COLLECTED DATA
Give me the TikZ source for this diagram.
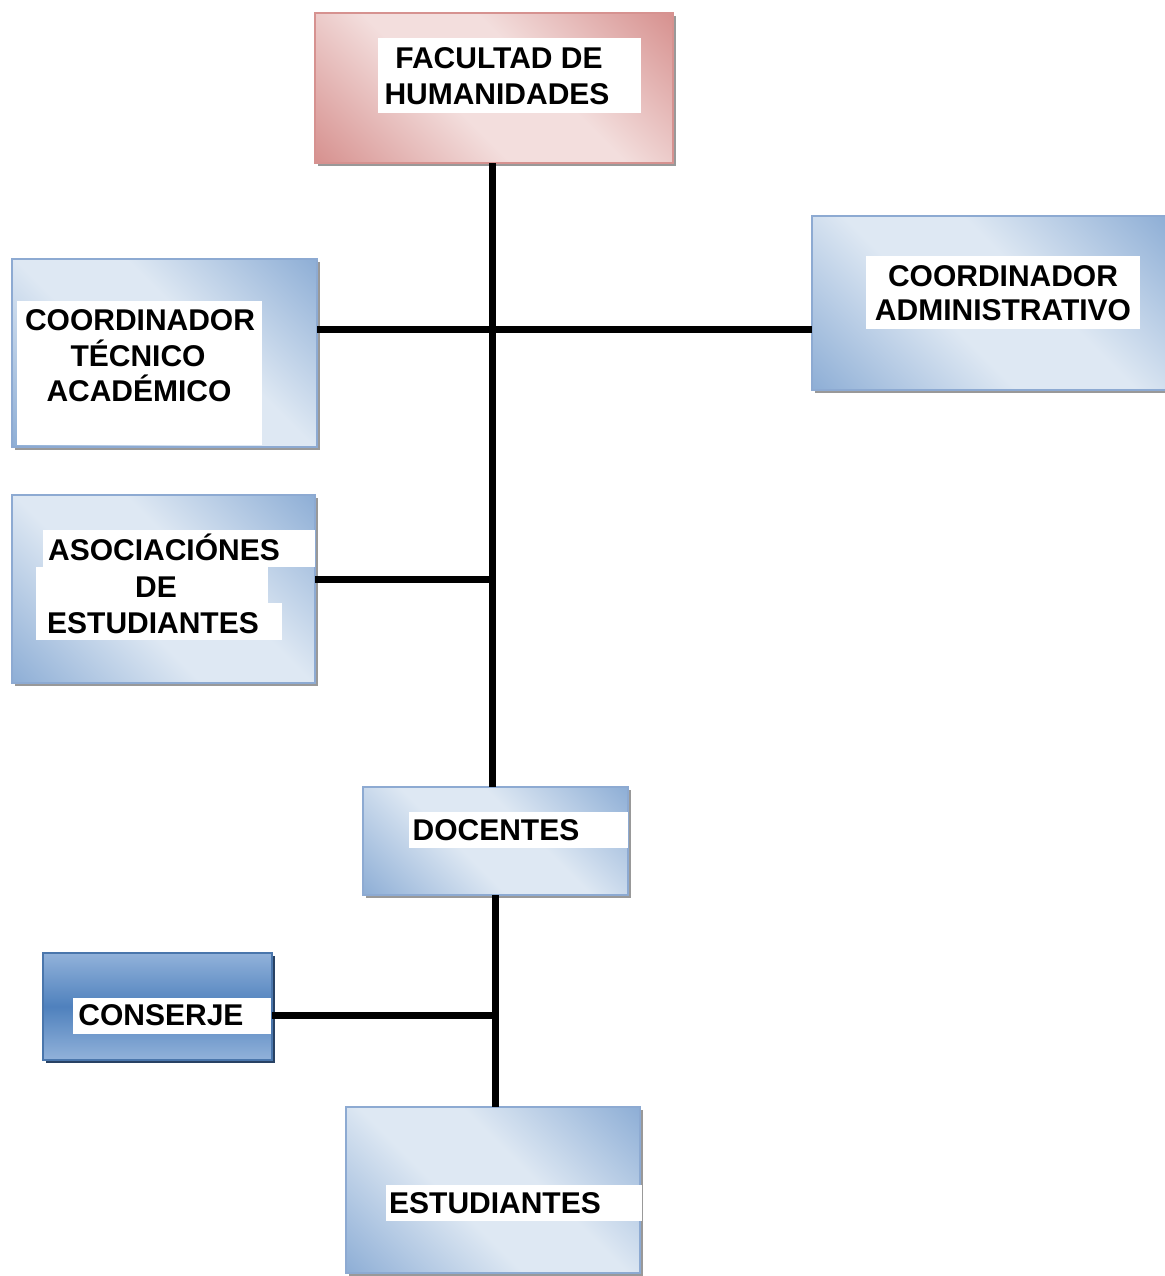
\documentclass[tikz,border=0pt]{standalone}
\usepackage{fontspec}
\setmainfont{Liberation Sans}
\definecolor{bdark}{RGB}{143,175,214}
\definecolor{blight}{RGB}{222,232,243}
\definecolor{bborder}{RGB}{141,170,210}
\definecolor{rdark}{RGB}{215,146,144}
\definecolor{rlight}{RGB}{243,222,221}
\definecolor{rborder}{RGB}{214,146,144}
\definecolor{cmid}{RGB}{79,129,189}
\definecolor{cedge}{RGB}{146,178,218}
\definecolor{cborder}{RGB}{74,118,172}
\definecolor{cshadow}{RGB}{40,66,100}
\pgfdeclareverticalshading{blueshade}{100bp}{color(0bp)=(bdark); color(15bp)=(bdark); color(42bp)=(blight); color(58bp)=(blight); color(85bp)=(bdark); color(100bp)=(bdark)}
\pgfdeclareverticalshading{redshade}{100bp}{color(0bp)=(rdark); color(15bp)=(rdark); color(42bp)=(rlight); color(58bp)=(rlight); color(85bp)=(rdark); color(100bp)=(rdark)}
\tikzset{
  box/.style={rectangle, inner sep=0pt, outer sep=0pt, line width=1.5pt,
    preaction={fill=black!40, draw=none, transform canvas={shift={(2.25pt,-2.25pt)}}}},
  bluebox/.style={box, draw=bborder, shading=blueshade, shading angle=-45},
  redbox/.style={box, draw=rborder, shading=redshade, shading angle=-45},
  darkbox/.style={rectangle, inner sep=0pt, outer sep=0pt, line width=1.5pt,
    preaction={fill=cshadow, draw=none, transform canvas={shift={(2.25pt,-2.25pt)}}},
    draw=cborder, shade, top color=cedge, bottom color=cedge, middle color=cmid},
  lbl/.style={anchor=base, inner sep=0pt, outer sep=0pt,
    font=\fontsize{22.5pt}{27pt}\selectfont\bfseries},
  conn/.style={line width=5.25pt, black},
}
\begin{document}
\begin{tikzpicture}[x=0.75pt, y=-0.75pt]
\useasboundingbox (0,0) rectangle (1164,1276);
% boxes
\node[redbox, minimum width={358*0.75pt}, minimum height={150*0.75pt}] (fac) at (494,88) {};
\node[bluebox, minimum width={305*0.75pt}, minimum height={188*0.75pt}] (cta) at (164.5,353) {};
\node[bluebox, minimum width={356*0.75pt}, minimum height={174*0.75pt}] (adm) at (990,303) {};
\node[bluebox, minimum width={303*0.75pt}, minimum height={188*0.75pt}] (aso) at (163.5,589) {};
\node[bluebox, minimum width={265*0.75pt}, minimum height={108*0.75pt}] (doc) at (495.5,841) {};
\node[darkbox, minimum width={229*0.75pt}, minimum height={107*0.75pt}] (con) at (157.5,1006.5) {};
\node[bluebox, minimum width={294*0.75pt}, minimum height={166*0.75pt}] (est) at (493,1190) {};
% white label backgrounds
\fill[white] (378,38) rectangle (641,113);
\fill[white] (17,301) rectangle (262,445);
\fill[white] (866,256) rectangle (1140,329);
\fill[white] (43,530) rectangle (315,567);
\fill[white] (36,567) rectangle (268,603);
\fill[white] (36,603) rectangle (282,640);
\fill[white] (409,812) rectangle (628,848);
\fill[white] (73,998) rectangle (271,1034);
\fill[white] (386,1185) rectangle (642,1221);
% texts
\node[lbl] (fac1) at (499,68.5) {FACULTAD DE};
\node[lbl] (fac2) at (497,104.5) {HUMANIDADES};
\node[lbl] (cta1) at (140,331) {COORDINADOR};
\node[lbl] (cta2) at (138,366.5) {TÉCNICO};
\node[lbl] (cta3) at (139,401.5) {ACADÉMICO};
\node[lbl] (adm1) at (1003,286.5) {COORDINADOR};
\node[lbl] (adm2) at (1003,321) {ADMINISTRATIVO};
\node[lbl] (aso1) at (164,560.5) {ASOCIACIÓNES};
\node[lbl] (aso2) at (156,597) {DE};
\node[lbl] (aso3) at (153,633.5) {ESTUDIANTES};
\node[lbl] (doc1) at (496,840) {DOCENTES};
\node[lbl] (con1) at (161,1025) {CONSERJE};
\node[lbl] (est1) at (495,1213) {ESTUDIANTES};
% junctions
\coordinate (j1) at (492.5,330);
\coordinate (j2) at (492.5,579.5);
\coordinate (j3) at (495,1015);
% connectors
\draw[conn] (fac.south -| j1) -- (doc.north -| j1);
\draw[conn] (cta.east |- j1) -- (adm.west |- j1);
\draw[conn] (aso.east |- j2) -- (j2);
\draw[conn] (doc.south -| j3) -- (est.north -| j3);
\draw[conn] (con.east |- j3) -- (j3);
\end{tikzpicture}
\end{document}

TASK TO COMPLETE
Write the listing above out again exactly, dropping each image.

FULL ANSWER
Give me the TikZ source for this diagram.
\documentclass[tikz,border=0pt]{standalone}
\usepackage{fontspec}
\setmainfont{Liberation Sans}
\definecolor{bdark}{RGB}{143,175,214}
\definecolor{blight}{RGB}{222,232,243}
\definecolor{bborder}{RGB}{141,170,210}
\definecolor{rdark}{RGB}{215,146,144}
\definecolor{rlight}{RGB}{243,222,221}
\definecolor{rborder}{RGB}{214,146,144}
\definecolor{cmid}{RGB}{79,129,189}
\definecolor{cedge}{RGB}{146,178,218}
\definecolor{cborder}{RGB}{74,118,172}
\definecolor{cshadow}{RGB}{40,66,100}
\pgfdeclareverticalshading{blueshade}{100bp}{color(0bp)=(bdark); color(15bp)=(bdark); color(42bp)=(blight); color(58bp)=(blight); color(85bp)=(bdark); color(100bp)=(bdark)}
\pgfdeclareverticalshading{redshade}{100bp}{color(0bp)=(rdark); color(15bp)=(rdark); color(42bp)=(rlight); color(58bp)=(rlight); color(85bp)=(rdark); color(100bp)=(rdark)}
\tikzset{
  box/.style={rectangle, inner sep=0pt, outer sep=0pt, line width=1.5pt,
    preaction={fill=black!40, draw=none, transform canvas={shift={(2.25pt,-2.25pt)}}}},
  bluebox/.style={box, draw=bborder, shading=blueshade, shading angle=-45},
  redbox/.style={box, draw=rborder, shading=redshade, shading angle=-45},
  darkbox/.style={rectangle, inner sep=0pt, outer sep=0pt, line width=1.5pt,
    preaction={fill=cshadow, draw=none, transform canvas={shift={(2.25pt,-2.25pt)}}},
    draw=cborder, shade, top color=cedge, bottom color=cedge, middle color=cmid},
  lbl/.style={anchor=base, inner sep=0pt, outer sep=0pt,
    font=\fontsize{22.5pt}{27pt}\selectfont\bfseries},
  conn/.style={line width=5.25pt, black},
}
\begin{document}
\begin{tikzpicture}[x=0.75pt, y=-0.75pt]
\useasboundingbox (0,0) rectangle (1164,1276);
% boxes
\node[redbox, minimum width={358*0.75pt}, minimum height={150*0.75pt}] (fac) at (494,88) {};
\node[bluebox, minimum width={305*0.75pt}, minimum height={188*0.75pt}] (cta) at (164.5,353) {};
\node[bluebox, minimum width={356*0.75pt}, minimum height={174*0.75pt}] (adm) at (990,303) {};
\node[bluebox, minimum width={303*0.75pt}, minimum height={188*0.75pt}] (aso) at (163.5,589) {};
\node[bluebox, minimum width={265*0.75pt}, minimum height={108*0.75pt}] (doc) at (495.5,841) {};
\node[darkbox, minimum width={229*0.75pt}, minimum height={107*0.75pt}] (con) at (157.5,1006.5) {};
\node[bluebox, minimum width={294*0.75pt}, minimum height={166*0.75pt}] (est) at (493,1190) {};
% white label backgrounds
\fill[white] (378,38) rectangle (641,113);
\fill[white] (17,301) rectangle (262,445);
\fill[white] (866,256) rectangle (1140,329);
\fill[white] (43,530) rectangle (315,567);
\fill[white] (36,567) rectangle (268,603);
\fill[white] (36,603) rectangle (282,640);
\fill[white] (409,812) rectangle (628,848);
\fill[white] (73,998) rectangle (271,1034);
\fill[white] (386,1185) rectangle (642,1221);
% texts
\node[lbl] (fac1) at (499,68.5) {FACULTAD DE};
\node[lbl] (fac2) at (497,104.5) {HUMANIDADES};
\node[lbl] (cta1) at (140,331) {COORDINADOR};
\node[lbl] (cta2) at (138,366.5) {TÉCNICO};
\node[lbl] (cta3) at (139,401.5) {ACADÉMICO};
\node[lbl] (adm1) at (1003,286.5) {COORDINADOR};
\node[lbl] (adm2) at (1003,321) {ADMINISTRATIVO};
\node[lbl] (aso1) at (164,560.5) {ASOCIACIÓNES};
\node[lbl] (aso2) at (156,597) {DE};
\node[lbl] (aso3) at (153,633.5) {ESTUDIANTES};
\node[lbl] (doc1) at (496,840) {DOCENTES};
\node[lbl] (con1) at (161,1025) {CONSERJE};
\node[lbl] (est1) at (495,1213) {ESTUDIANTES};
% junctions
\coordinate (j1) at (492.5,330);
\coordinate (j2) at (492.5,579.5);
\coordinate (j3) at (495,1015);
% connectors
\draw[conn] (fac.south -| j1) -- (doc.north -| j1);
\draw[conn] (cta.east |- j1) -- (adm.west |- j1);
\draw[conn] (aso.east |- j2) -- (j2);
\draw[conn] (doc.south -| j3) -- (est.north -| j3);
\draw[conn] (con.east |- j3) -- (j3);
\end{tikzpicture}
\end{document}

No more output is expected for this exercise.